= Oliver Lee (New Mexico gunfighter) =

American politician

Oliver Milton Lee, commonly known as Oliver Lee (8 November 1865 - 15 December 1941) was a part-time deputy U.S. marshal, rancher, and gunfighter. Lee was born in Buffalo Gap, Texas and died in Alamogordo, New Mexico, where the Oliver Lee Memorial State Park is named for him.

==Early life==
Little is known about Lee's life prior to his moving to New Mexico from Texas with his mother. His marksmanship even at an early age is mentioned in "The Fabulous Frontier" (ISBN 0-8263-0621-7). Lee worked as a Deputy US Marshal before turning to ranching. He was described in "Tularosa: Last of the Frontier West" (ISBN 978-0826305619) as "magnificently muscled, straight as a young pine, catlike in his coordination". "He had his mother's piercing black eyes which seemed to bore into you, and a chin like the rock of Gibraltar, but he always spoke softly." (A description of him at the age of 19.)

"Oliver Lee would turn a man off quicker for abusing a horse than for any other reason." (Sonnichsen)

"Dee Harkey in his "The Life of a New Mexico Lawman - Mean as Hell" (ISBN 0-941270-60-2) stated he had many dealings with Oliver Lee and "so far as I know or ever heard, he always dealt on the square." Nevertheless, it was not long before a range war of the Lincoln County type began to fester.

==Early New Mexico life==

Lee moved into the area from Texas with his half brother Perry Altman.

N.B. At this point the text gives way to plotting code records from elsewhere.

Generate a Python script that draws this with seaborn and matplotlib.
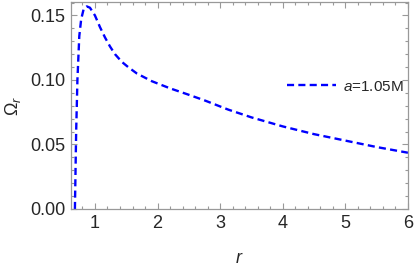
import matplotlib
matplotlib.use("Agg")
import matplotlib.pyplot as plt
from matplotlib.ticker import MultipleLocator
import pandas as pd
import seaborn as sns

# values
R_VALUES = [0.68, 0.69, 0.70, 0.72, 0.75, 0.78, 0.82, 0.87, 0.92, 1.0, 1.08,
            1.16, 1.24, 1.32, 1.43, 1.53, 1.67, 1.77, 1.91, 2.2, 2.47, 2.76,
            3.13, 3.5, 4.0, 4.5, 5.0, 5.5, 6.0]
OMEGA_R = [0.0, 0.03, 0.06, 0.10, 0.134, 0.147, 0.155, 0.157, 0.156, 0.150,
           0.141, 0.133, 0.126, 0.120, 0.114, 0.110, 0.105, 0.1025, 0.099,
           0.0935, 0.089, 0.084, 0.077, 0.071, 0.064, 0.058, 0.053, 0.048,
           0.0436]
SERIES_LABEL = "$a$=1.05M"
X_TICKS = [1, 2, 3, 4, 5, 6]
Y_TICKS = [0.00, 0.05, 0.10, 0.15]

sns.set_style("ticks")
plt.rcParams["font.family"] = ["Liberation Sans", "DejaVu Sans"]
plt.rcParams["mathtext.fontset"] = "custom"
plt.rcParams["mathtext.rm"] = "Liberation Sans"
plt.rcParams["mathtext.it"] = "Liberation Sans:italic"

df = pd.DataFrame({"r": R_VALUES, "omega": OMEGA_R})

fig = plt.figure(figsize=(4.15, 2.70), dpi=100)
ax = fig.add_axes([0.171, 0.226, 0.812, 0.767])

sns.lineplot(data=df, x="r", y="omega", ax=ax, color="#0000ff",
             linewidth=1.7, linestyle=(0, (3.0, 1.8)), label=SERIES_LABEL,
             sort=False)

ax.set_xlim(0.617, 6.0)
ax.set_ylim(0.0, 0.1605)
ax.set_xticks(X_TICKS)
ax.set_yticks(Y_TICKS)
ax.set_yticklabels([f"{v:.2f}" for v in Y_TICKS])
ax.xaxis.set_minor_locator(MultipleLocator(0.2))
ax.yaxis.set_minor_locator(MultipleLocator(0.01))

frame_col = "#999999"
for sp in ax.spines.values():
    sp.set_color(frame_col)
    sp.set_linewidth(0.9)
ax.tick_params(which="both", direction="in", top=True, right=True,
               color=frame_col, width=0.8)
ax.tick_params(which="major", length=4.5, labelsize=13, pad=4)
ax.tick_params(which="minor", length=2.5)

ax.set_xlabel("$r$", fontsize=13, labelpad=13)
ax.set_ylabel(r"$\Omega_r$", fontsize=13, labelpad=5)

ax.legend(loc="center left", bbox_to_anchor=(0.61, 0.59), frameon=False,
          fontsize=11, handlelength=3.2, handletextpad=0.45, borderpad=0.2)

fig.savefig("out.png", dpi=100)
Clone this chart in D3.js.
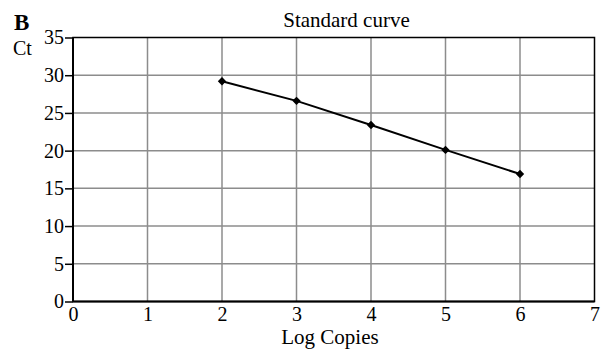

They planned to raise and sell horses as well as to acquire land. C.L Sonnichsen relates that Oliver and Perry soon met Cherokee Bill. He suggested that they buy out "Frenchy" who had a place in Dog Canyon where he was raising fruit trees. He told them the area had a reliable water source. Perry is quoted as saying, "Well, Oliver this country is so damn sorry I think we can stay here a long time and never be bothered by anybody else." Lee's fair play ethics did not sit well with the local powerbrokers. The local power brokers at the time were Albert Fountain, John Good and others.

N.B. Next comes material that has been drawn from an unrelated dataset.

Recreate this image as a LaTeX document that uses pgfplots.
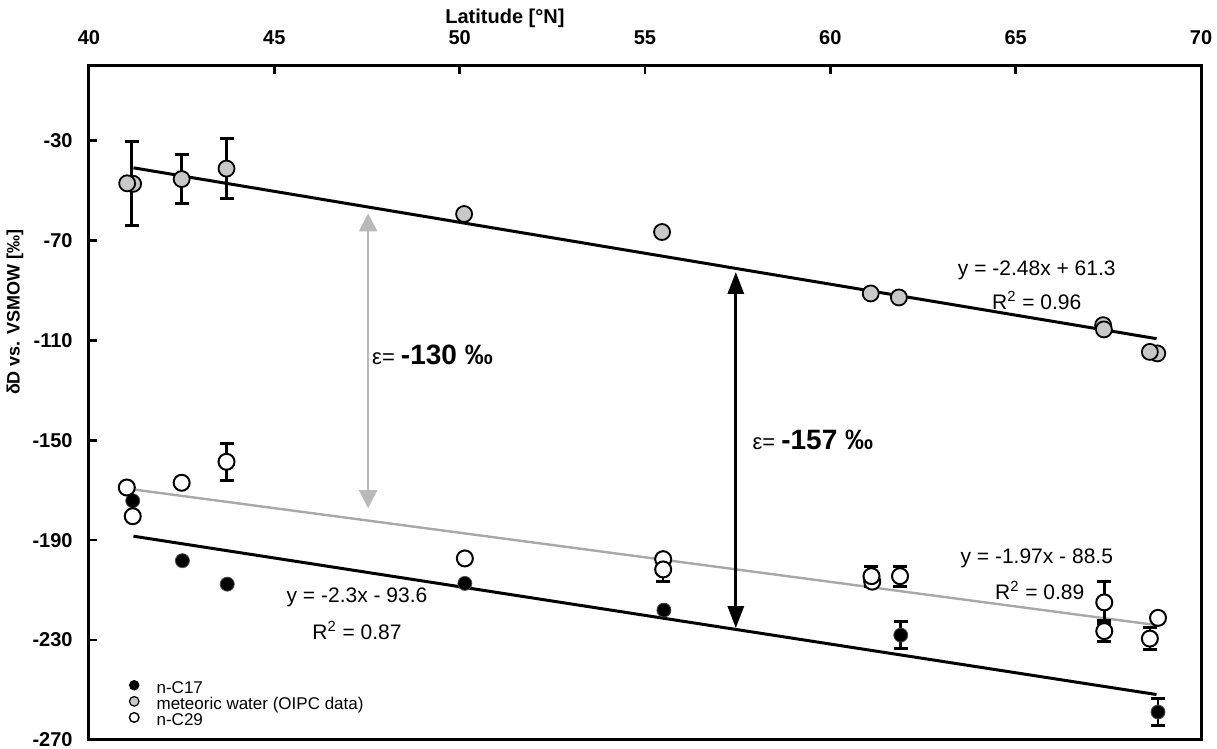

Lee later became friends with Albert Fall. The alliance would last for decades. It also put him on the side of the Democrats, who were at odds with the Republican faction led by Colonel Albert Jennings Fountain. Fountain was a powerful rival to land owners Lee and Fall. The struggle between them was characterized in the book "The Two Alberts - Fountain and Fall" (ISBN 1-881325-20-2). The political party in the majority in the area was the Republican, and these were an extension of the Santa Fe Ring, a secret coalition of lawmakers determined to control public offices in the New Mexico Territory.

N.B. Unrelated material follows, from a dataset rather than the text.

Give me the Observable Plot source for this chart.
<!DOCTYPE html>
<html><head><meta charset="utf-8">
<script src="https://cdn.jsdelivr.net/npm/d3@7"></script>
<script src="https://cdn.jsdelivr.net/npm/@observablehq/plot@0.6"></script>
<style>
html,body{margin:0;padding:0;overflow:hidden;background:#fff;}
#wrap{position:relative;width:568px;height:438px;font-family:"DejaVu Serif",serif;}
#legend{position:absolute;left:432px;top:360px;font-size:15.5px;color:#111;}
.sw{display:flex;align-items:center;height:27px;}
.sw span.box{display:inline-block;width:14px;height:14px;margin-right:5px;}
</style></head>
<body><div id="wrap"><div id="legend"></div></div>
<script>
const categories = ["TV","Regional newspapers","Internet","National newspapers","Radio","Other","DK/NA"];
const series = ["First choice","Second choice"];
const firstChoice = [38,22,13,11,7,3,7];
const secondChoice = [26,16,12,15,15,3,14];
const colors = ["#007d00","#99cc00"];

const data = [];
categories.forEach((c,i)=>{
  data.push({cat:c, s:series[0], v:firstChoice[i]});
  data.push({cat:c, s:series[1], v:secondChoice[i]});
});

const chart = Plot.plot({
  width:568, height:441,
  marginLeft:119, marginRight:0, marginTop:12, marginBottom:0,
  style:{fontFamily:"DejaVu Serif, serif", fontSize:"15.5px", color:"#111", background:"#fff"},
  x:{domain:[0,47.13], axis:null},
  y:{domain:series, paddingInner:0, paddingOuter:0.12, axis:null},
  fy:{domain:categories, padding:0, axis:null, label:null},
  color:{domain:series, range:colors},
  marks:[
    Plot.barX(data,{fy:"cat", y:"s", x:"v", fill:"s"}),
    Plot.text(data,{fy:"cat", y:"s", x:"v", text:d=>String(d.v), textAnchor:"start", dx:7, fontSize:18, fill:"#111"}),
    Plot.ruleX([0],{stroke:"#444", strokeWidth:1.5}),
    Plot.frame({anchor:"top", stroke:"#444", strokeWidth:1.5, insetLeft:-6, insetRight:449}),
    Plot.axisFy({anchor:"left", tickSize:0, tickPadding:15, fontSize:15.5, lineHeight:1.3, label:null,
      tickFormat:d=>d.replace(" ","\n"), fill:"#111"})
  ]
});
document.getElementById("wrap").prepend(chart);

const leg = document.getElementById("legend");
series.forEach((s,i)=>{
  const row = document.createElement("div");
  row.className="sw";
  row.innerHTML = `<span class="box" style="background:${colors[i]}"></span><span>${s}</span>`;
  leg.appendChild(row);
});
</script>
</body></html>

==Albert Jennings Fountain murder case==
The range war came to a boil in the winter of 1895-6. Colonel Fountain had gone to the Lincoln County court and obtained 32 indictments against 23 ranchers for theft of livestock or defacement of brands. Oliver Lee, Jim Gililland and William McNew were among the accused. This caused their being suspects in the February 1896 disappearance and presumed murder of Colonel Fountain and his 8-year-old son Henry. They were pursued by Sheriff Pat Garrett and a posse. Garrett and posse engaged in a gunbattle with Lee and Gililland near Alamogordo at Wildy Well, with Deputy Sheriff Kurt Kearney being killed. Lee later testified that Kearney and Garrett shot at Lee and Gililland, who were sleeping on the roof of the house at Wildy Well. Lee claimed the two were fired upon without being given the option to surrender, with him and Gililland returning fire. After Deputy Kearney was shot, Sheriff Garrett negotiated a truce and retreated with the mortally wounded Kearney.

It was almost three years before the matter was settled in court. These events led to the political maneuvering which led to the formation of Otero County. Lee believed that if he surrendered to Garrett he would never make it to trial. This is attested to in Dee Harkey's book "The Life of a New Mexico Lawman - Mean as Hell" (ISBN 0-941270-60-2). Lee's friend, Albert Fall and other Democrats offered to honor Otero, the Republican Governor, with the creation of a county named after him. The boundary of this new county would put the location, and so the jurisdiction of the Fountain case, in the new county. The only thing the Democrats wanted in exchange was that the sheriff of the new county would be their choice. Once the county was established and Lee's friend, George Curry was appointed sheriff, Lee promptly surrendered. Albert Fall and others defended Lee, McNew and Gilliland, who were charged with and tried in Hillsboro, New Mexico, for the crime of killing Henry Fountain (Albert's young son). No one was ever charged with the murder of Albert Fountain. Charges against McNew were dismissed, while Lee and Gililland were acquitted. Dee Harkey notes that it was interesting that none of the other ranchers indicted were ever pursued as suspects.

Oliver Lee later held office in the New Mexico Senate and continued operating his ranches until his own death in 1941, at the age of 76. He has several descendants still living and ranching in New Mexico.